- What the exercise asks
Transcribe the material in full. Nothing should differ except that the pictures are left out.

── Data provided ──

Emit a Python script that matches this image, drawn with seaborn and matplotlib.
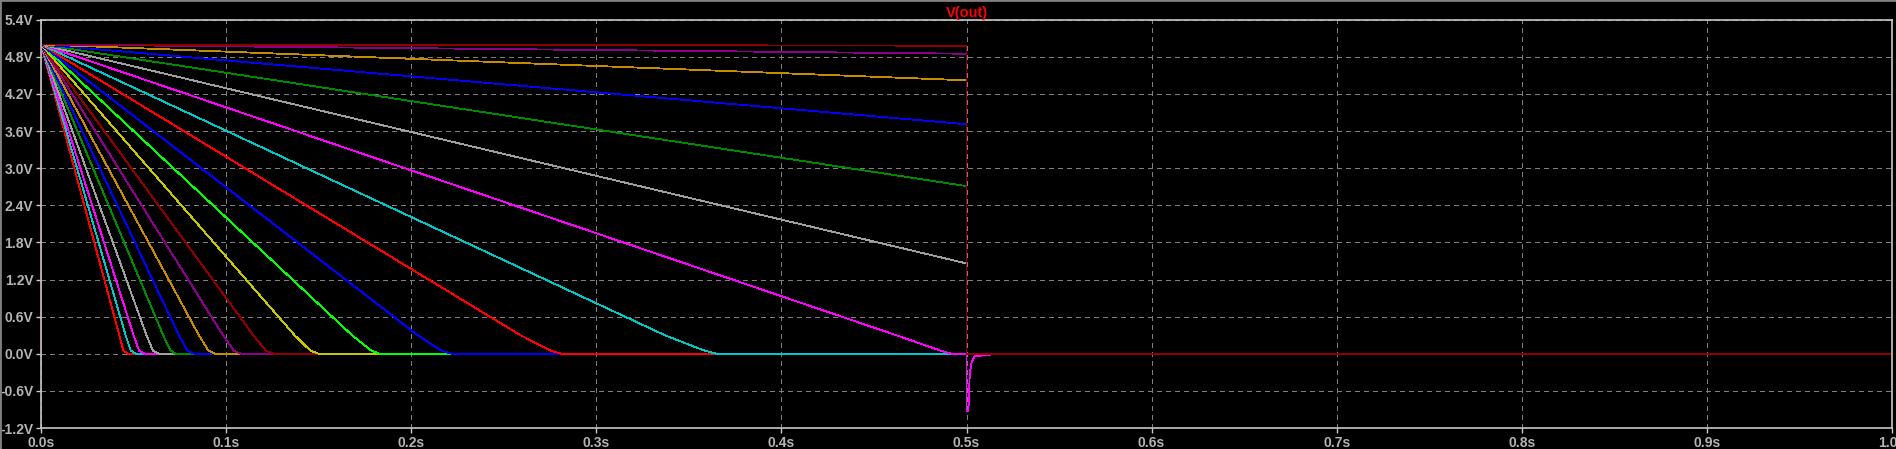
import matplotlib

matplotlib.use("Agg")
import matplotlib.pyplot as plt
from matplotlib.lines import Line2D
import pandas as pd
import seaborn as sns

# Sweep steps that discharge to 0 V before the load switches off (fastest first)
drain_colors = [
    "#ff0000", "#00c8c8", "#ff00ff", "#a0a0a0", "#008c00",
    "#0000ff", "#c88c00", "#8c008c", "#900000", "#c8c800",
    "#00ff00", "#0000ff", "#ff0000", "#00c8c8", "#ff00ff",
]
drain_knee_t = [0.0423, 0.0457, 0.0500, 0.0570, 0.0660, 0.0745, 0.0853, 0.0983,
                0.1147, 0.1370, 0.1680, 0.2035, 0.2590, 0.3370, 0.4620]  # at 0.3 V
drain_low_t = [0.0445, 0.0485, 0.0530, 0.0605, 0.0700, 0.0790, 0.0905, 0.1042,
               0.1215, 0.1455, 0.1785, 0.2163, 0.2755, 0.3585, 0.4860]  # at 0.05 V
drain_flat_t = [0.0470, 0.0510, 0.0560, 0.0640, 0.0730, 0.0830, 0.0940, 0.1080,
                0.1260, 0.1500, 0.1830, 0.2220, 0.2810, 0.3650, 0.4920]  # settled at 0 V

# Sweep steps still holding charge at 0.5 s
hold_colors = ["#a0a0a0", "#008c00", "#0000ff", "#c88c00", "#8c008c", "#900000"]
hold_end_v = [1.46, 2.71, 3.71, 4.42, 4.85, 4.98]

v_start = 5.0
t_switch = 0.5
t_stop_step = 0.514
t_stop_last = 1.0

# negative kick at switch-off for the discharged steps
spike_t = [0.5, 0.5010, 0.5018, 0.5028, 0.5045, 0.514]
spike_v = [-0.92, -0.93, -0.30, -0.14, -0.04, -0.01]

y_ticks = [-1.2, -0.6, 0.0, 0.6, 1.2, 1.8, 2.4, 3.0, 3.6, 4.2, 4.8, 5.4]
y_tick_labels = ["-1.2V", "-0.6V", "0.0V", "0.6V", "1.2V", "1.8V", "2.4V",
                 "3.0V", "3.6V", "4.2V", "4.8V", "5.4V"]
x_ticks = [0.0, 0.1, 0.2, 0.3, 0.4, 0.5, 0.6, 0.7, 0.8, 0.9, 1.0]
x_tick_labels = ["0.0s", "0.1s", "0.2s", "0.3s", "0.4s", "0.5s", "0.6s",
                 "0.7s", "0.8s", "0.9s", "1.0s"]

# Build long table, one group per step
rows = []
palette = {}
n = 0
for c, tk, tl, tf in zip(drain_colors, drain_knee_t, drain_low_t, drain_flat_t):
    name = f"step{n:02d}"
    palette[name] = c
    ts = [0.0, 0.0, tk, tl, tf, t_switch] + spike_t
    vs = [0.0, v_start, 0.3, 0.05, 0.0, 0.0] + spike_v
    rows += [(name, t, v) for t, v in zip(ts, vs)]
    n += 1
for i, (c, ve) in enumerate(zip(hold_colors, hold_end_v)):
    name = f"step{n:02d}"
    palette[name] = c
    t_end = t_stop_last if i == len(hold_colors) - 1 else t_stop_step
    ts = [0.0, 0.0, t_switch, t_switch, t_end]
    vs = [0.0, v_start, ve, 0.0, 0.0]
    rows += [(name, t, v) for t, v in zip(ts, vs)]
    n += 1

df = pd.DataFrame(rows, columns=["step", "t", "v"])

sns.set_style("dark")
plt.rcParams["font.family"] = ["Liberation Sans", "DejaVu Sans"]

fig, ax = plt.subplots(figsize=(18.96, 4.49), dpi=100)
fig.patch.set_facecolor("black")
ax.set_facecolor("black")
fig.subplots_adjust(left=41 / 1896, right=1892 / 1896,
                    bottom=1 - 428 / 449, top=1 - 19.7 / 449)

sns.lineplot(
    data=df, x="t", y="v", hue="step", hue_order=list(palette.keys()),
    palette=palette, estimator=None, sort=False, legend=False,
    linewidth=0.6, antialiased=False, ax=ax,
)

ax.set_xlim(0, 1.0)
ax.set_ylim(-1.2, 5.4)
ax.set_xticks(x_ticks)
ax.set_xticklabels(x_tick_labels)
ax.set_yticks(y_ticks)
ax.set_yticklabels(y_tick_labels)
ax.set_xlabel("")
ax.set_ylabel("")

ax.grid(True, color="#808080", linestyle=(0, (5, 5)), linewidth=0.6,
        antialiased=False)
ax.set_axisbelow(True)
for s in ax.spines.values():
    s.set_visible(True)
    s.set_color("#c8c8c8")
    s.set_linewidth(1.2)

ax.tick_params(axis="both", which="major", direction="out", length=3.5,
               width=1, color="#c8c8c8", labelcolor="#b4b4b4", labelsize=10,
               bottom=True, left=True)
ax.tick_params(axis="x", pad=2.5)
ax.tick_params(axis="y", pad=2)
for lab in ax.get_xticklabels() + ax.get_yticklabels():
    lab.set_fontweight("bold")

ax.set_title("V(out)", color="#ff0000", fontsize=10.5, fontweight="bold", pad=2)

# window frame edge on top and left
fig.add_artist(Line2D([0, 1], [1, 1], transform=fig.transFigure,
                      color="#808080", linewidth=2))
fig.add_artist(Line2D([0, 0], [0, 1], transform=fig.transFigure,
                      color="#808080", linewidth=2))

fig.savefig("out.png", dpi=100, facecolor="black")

───

- Written answer
Emit a Python script that matches this image, drawn with seaborn and matplotlib.
import matplotlib

matplotlib.use("Agg")
import matplotlib.pyplot as plt
from matplotlib.lines import Line2D
import pandas as pd
import seaborn as sns

# Sweep steps that discharge to 0 V before the load switches off (fastest first)
drain_colors = [
    "#ff0000", "#00c8c8", "#ff00ff", "#a0a0a0", "#008c00",
    "#0000ff", "#c88c00", "#8c008c", "#900000", "#c8c800",
    "#00ff00", "#0000ff", "#ff0000", "#00c8c8", "#ff00ff",
]
drain_knee_t = [0.0423, 0.0457, 0.0500, 0.0570, 0.0660, 0.0745, 0.0853, 0.0983,
                0.1147, 0.1370, 0.1680, 0.2035, 0.2590, 0.3370, 0.4620]  # at 0.3 V
drain_low_t = [0.0445, 0.0485, 0.0530, 0.0605, 0.0700, 0.0790, 0.0905, 0.1042,
               0.1215, 0.1455, 0.1785, 0.2163, 0.2755, 0.3585, 0.4860]  # at 0.05 V
drain_flat_t = [0.0470, 0.0510, 0.0560, 0.0640, 0.0730, 0.0830, 0.0940, 0.1080,
                0.1260, 0.1500, 0.1830, 0.2220, 0.2810, 0.3650, 0.4920]  # settled at 0 V

# Sweep steps still holding charge at 0.5 s
hold_colors = ["#a0a0a0", "#008c00", "#0000ff", "#c88c00", "#8c008c", "#900000"]
hold_end_v = [1.46, 2.71, 3.71, 4.42, 4.85, 4.98]

v_start = 5.0
t_switch = 0.5
t_stop_step = 0.514
t_stop_last = 1.0

# negative kick at switch-off for the discharged steps
spike_t = [0.5, 0.5010, 0.5018, 0.5028, 0.5045, 0.514]
spike_v = [-0.92, -0.93, -0.30, -0.14, -0.04, -0.01]

y_ticks = [-1.2, -0.6, 0.0, 0.6, 1.2, 1.8, 2.4, 3.0, 3.6, 4.2, 4.8, 5.4]
y_tick_labels = ["-1.2V", "-0.6V", "0.0V", "0.6V", "1.2V", "1.8V", "2.4V",
                 "3.0V", "3.6V", "4.2V", "4.8V", "5.4V"]
x_ticks = [0.0, 0.1, 0.2, 0.3, 0.4, 0.5, 0.6, 0.7, 0.8, 0.9, 1.0]
x_tick_labels = ["0.0s", "0.1s", "0.2s", "0.3s", "0.4s", "0.5s", "0.6s",
                 "0.7s", "0.8s", "0.9s", "1.0s"]

# Build long table, one group per step
rows = []
palette = {}
n = 0
for c, tk, tl, tf in zip(drain_colors, drain_knee_t, drain_low_t, drain_flat_t):
    name = f"step{n:02d}"
    palette[name] = c
    ts = [0.0, 0.0, tk, tl, tf, t_switch] + spike_t
    vs = [0.0, v_start, 0.3, 0.05, 0.0, 0.0] + spike_v
    rows += [(name, t, v) for t, v in zip(ts, vs)]
    n += 1
for i, (c, ve) in enumerate(zip(hold_colors, hold_end_v)):
    name = f"step{n:02d}"
    palette[name] = c
    t_end = t_stop_last if i == len(hold_colors) - 1 else t_stop_step
    ts = [0.0, 0.0, t_switch, t_switch, t_end]
    vs = [0.0, v_start, ve, 0.0, 0.0]
    rows += [(name, t, v) for t, v in zip(ts, vs)]
    n += 1

df = pd.DataFrame(rows, columns=["step", "t", "v"])

sns.set_style("dark")
plt.rcParams["font.family"] = ["Liberation Sans", "DejaVu Sans"]

fig, ax = plt.subplots(figsize=(18.96, 4.49), dpi=100)
fig.patch.set_facecolor("black")
ax.set_facecolor("black")
fig.subplots_adjust(left=41 / 1896, right=1892 / 1896,
                    bottom=1 - 428 / 449, top=1 - 19.7 / 449)

sns.lineplot(
    data=df, x="t", y="v", hue="step", hue_order=list(palette.keys()),
    palette=palette, estimator=None, sort=False, legend=False,
    linewidth=0.6, antialiased=False, ax=ax,
)

ax.set_xlim(0, 1.0)
ax.set_ylim(-1.2, 5.4)
ax.set_xticks(x_ticks)
ax.set_xticklabels(x_tick_labels)
ax.set_yticks(y_ticks)
ax.set_yticklabels(y_tick_labels)
ax.set_xlabel("")
ax.set_ylabel("")

ax.grid(True, color="#808080", linestyle=(0, (5, 5)), linewidth=0.6,
        antialiased=False)
ax.set_axisbelow(True)
for s in ax.spines.values():
    s.set_visible(True)
    s.set_color("#c8c8c8")
    s.set_linewidth(1.2)

ax.tick_params(axis="both", which="major", direction="out", length=3.5,
               width=1, color="#c8c8c8", labelcolor="#b4b4b4", labelsize=10,
               bottom=True, left=True)
ax.tick_params(axis="x", pad=2.5)
ax.tick_params(axis="y", pad=2)
for lab in ax.get_xticklabels() + ax.get_yticklabels():
    lab.set_fontweight("bold")

ax.set_title("V(out)", color="#ff0000", fontsize=10.5, fontweight="bold", pad=2)

# window frame edge on top and left
fig.add_artist(Line2D([0, 1], [1, 1], transform=fig.transFigure,
                      color="#808080", linewidth=2))
fig.add_artist(Line2D([0, 0], [0, 1], transform=fig.transFigure,
                      color="#808080", linewidth=2))

fig.savefig("out.png", dpi=100, facecolor="black")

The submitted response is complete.